The Forever War is a collection of personal accounts collected over almost a decade of reporting in Iraq and Afghanistan for The Times, by a reporter who previously won the OPC 2004 Hal Boyle newspaper Award for his daily reports on fighting in Fallujah and the 2005 Ed Cunningham magazine Award for “The Fall of the Warrior King” published in The New York Times Magazine.
Filkins survived harsh and perilous conditions that have claimed the lives of two New York Times reporters and approximately 186 correspondents and media support workers – according to the Committee to Protect Journalists – to bring first-hand accounts of a public execution in Kabul, the sacrifices U.S. Marines have made during Operation Iraqi Freedom and graphic description of the aftermath of suicide bombings.
Filkins accompanied a unit that lost one quarter of its Marines during an eight-day sweep from north to south through Fallujah, in 2004, to try to clear the rebellious city of insurgents.
Wright and Filkins during the event. |
One loss was deeply personal: Marine Corps Lance Cpl. William L. Miller, 22, of Pearland, Texas in Fallujah, died on November 14 after being shot in the face as he led journalists and soldiers up a minaret of a mosque a couple of blocks from the south side of the city – after a request to photograph a dead insurgent they believed was alone in the tower.
During street-to-street fighting, Filkins would write his dispatches at night inside his zipped sleeping bag on the rooftops of unoccupied homes, with sweat dripping onto the keyboard of his laptop. No light could escape lest it attract sniper fire.
Despite the personal risk and commitment that reporters like Filkins and Wright have taken to bring the reality of war to Americans, both agree that Iraq remains a “pretty abstract place” for most people. Deteriorating conditions discouraged most news outlets to continue reporting the war, Filkins said. He saw the number of reporters attending major press conferences dwindle from around 2,000 in 2004 to perhaps a “dozen.”
“It is not a place where you can feel on your finger tips or in your gut… because it is so dangerous,” Filkins said.
The cost of insuring and protecting journalists is prohibitive to all but the best resourced media outlets. The New York Times Baghdad bureau in a “regular neighborhood” on the east bank of the Tigris River looks like a “medieval fortress” with machine guns on the roof, 45 armed guards, three armored cars and a blast wall, Filkins said. It costs $3 million a year to operate. Life insurance for reporters alone costs nearly $15,000 a month.

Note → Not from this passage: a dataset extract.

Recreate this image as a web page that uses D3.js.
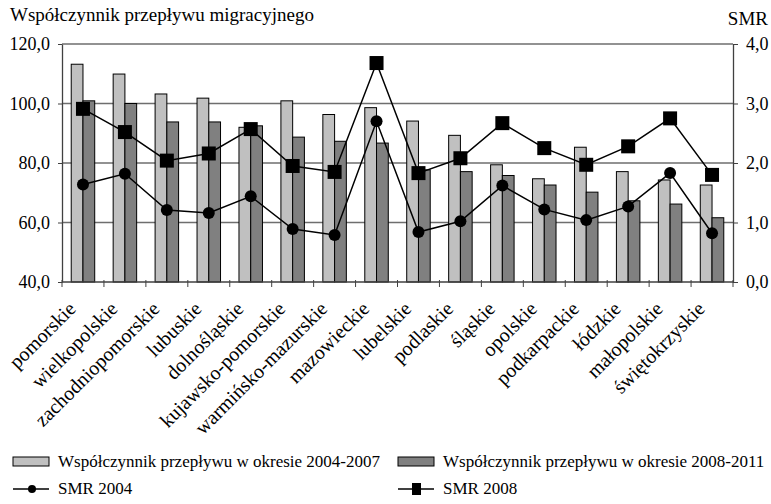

And the danger has forced the isolation of American diplomats and many journalists from day-to-day interaction with Iraqis, especially at the nadir of the violence in 2006.
Filkins was taken aback in January 2006 when the American hostage coordinator and former Navy Seal asked him to return to the scene where Christian Science Monitor correspondent Jill Carroll was kidnapped and her translator killed in Western Baghdad, to pick up an evidence bag containing her cell phone, hair samples and shell casings. The diplomat was less concerned about his own safety than the disruption that a heavily armed convoy he was required to take with him would cause as it rumbled through the volatile neighborhoods.
Dexter Filkings during the event.
|
Since leaving Iraq in 2006, Filkins returned in August this year to find a “remarkably” safer Iraq. A park near The New York Times bureau, that had been off limits to civilians, with militia and Iraqi army checkpoints at either end, was now teaming with parents and children.
“It was just amazing. It was a wonderful thing to see. You could see the relief on people’s faces.” Filkins said “In late 2006 the country was dead. It was finished. There was no coming back from something as horrible as what was happening. It turns out it wasn’t dead; people were just in hiding, and my God were they happy to come out.”
He attributes the temporary and fragile security to both the surge of American troops, and the Sunni Awakening, where tribal leaders began cooperating with America against the common enemy of Al Qaeda.
In the Anbar Providence, once the cradle of Sunni insurgency, former insurgents, who had been intent on blowing up homes and killing Americans, are now on the payroll as police officers earning $300 a month and helping to maintain a fragile peace. Violence plummeted in war-torn Ramadi for example, where soldiers can now be seen walking around without their guns. “Is it temporary? Yes, of course. Is it fragile? Yes,” Filkins said. “Is it being sustained by bagfuls of money? Yes, but it is a nice thing to see.”
Despite staying away from weighing in on politics and policy matters in the book, Filkins believes President-elect Barack Obama will be strongly advised by generals that withdrawing troops from Iraq would collapse all progress toward a precarious peace.
“They are trying to make it permanent,” Filkins said. “It depends on how much time we have.”
But if security in Iraq has improved, Afghanistan is a different story. Filkins returned earlier this year to the region, where he had been reporting before the attacks on America in September 11, 2001. He went to the rugged tribal area at the Pakistan and Afghanistan border that is now controlled by the Taliban and where Osama Bin Laden is believed to be in hiding.
Uppermost on policy makers’ minds is a fear that any military action by the United States area could destabilize the weak civilian government in Pakistan, giving an opening to the Taliban to control the nuclear power with a population of 173 million people.